All of this is monitored by a Battery Management System (BMS), which ensures safe temperature, voltage, and charge control.
How do electric car batteries work?
Batteries for electric cars store energy in the form of chemicals and then turn that energy into electricity to power the motor. Electricity sets off a chemical reaction that saves energy when you charge the battery. When the car is driven, the battery sends electricity to the motor by turning the reaction around. This makes the wheels turn, which moves the car. There are also EVs that use regenerative brakes to get energy back from stopping and send it to the battery.
What type of batteries do electric cars use?

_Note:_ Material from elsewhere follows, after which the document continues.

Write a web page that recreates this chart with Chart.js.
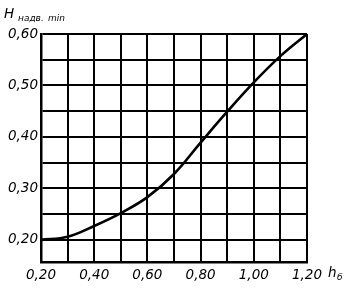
<!DOCTYPE html>
<html>
<head>
<meta charset="utf-8">
<script src="https://cdn.jsdelivr.net/npm/chart.js@4"></script>
<style>
  html, body { margin: 0; padding: 0; background: #fff; }
  #wrap { width: 350px; height: 289px; }
</style>
</head>
<body>
<div id="wrap"><canvas id="hChart" width="350" height="289"></canvas></div>
<script>
// values
const hValues = [0.20, 0.30, 0.40, 0.50, 0.60, 0.70, 0.80, 0.90, 1.00, 1.10, 1.20];
const hMin = [0.200, 0.206, 0.227, 0.252, 0.283, 0.328, 0.389, 0.449, 0.506, 0.557, 0.600];

const xGrid = [0.2, 0.3, 0.4, 0.5, 0.6, 0.7, 0.8, 0.9, 1.0, 1.1, 1.2];
const xLabels = ['0,20', '0,40', '0,60', '0,80', '1,00', '1,20'];
const yGrid = [0.20, 0.25, 0.30, 0.35, 0.40, 0.45, 0.50, 0.55, 0.60];
const yLabels = ['0,20', '0,30', '0,40', '0,50', '0,60'];

const tickFont = { family: 'DejaVu Sans', size: 13.5, style: 'italic' };

function fmt(v) {
  return v.toFixed(2).replace('.', ',');
}

// axis names drawn as text with subscripts
const axisNames = {
  id: 'axisNames',
  afterDraw(chart) {
    const c = chart.ctx;
    c.save();
    c.fillStyle = '#000';
    c.textBaseline = 'alphabetic';
    c.font = 'italic 13.5px "DejaVu Sans"';
    c.fillText('H', 4, 18);
    c.font = 'italic 9px "DejaVu Sans"';
    c.fillText('надв.', 18, 21);
    c.fillText('min', 48, 21);
    c.font = 'italic 13.5px "DejaVu Sans"';
    c.fillText('h', 328, 277);
    c.font = 'italic 9px "DejaVu Sans"';
    c.fillText('б', 337, 280);
    c.restore();
  }
};

new Chart(document.getElementById('hChart'), {
  type: 'line',
  data: {
    datasets: [{
      data: hValues.map((x, i) => ({ x: x, y: hMin[i] })),
      borderColor: '#000',
      borderWidth: 2.6,
      pointRadius: 0,
      fill: false,
      tension: 0.4
    }]
  },
  options: {
    responsive: false,
    animation: false,
    layout: { padding: { left: 0, right: 43, top: 34, bottom: 0 } },
    plugins: { legend: { display: false }, tooltip: { enabled: false } },
    scales: {
      x: {
        type: 'linear',
        min: 0.2,
        max: 1.2,
        afterBuildTicks(scale) { scale.ticks = xGrid.map(v => ({ value: v })); },
        afterFit(scale) { scale.height = 27; },
        grid: { color: '#000', lineWidth: 2, drawTicks: false },
        border: { color: '#000', width: 2.5 },
        ticks: {
          color: '#000',
          font: tickFont,
          padding: 5,
          maxRotation: 0,
          autoSkip: false,
          callback: v => xLabels.includes(fmt(v)) ? fmt(v) : ''
        }
      },
      y: {
        min: 0.157,
        max: 0.60,
        afterBuildTicks(scale) { scale.ticks = yGrid.map(v => ({ value: v })); },
        afterFit(scale) { scale.width = 41; },
        grid: { color: '#000', lineWidth: 2, drawTicks: false },
        border: { color: '#000', width: 2.5 },
        ticks: {
          color: '#000',
          font: tickFont,
          padding: 3,
          autoSkip: false,
          callback: v => yLabels.includes(fmt(v)) ? fmt(v) : ''
        }
      }
    }
  },
  plugins: [axisNames]
});
</script>
</body>
</html>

Just like there are different types of engines, there are different kinds of electric vehicle batteries. Each has its strengths, weaknesses, and ideal uses. Here’s a breakdown of the most common types:
Lithium-Ion (Li-ion) Batteries
Most electric cars are increasingly using lithium-ion batteries. Their remarkable energy density, which leads to better general performance and more miles per charge, makes them preferred. Modern electric cars (EVs) need these batteries because of their lightweight construction, fairly quick charging, and longevity. Still, especially under high-performance use or fast charging, they need complex battery management and cooling systems to avoid overheating.
Lithium Iron Phosphate Batteries
Lithium Iron Phosphate batteries are becoming more and more popular, especially in electric cars that are less expensive and are made for driving in cities. These batteries are safe, stable, and last a long time, but they don't have the biggest range. LFP batteries are cheaper to make and better for the environment than other lithium-ion types because they don't use expensive metals like cobalt or nickel. Also, they don't get too hot as easily and can handle more charging cycles, which means they usually last longer.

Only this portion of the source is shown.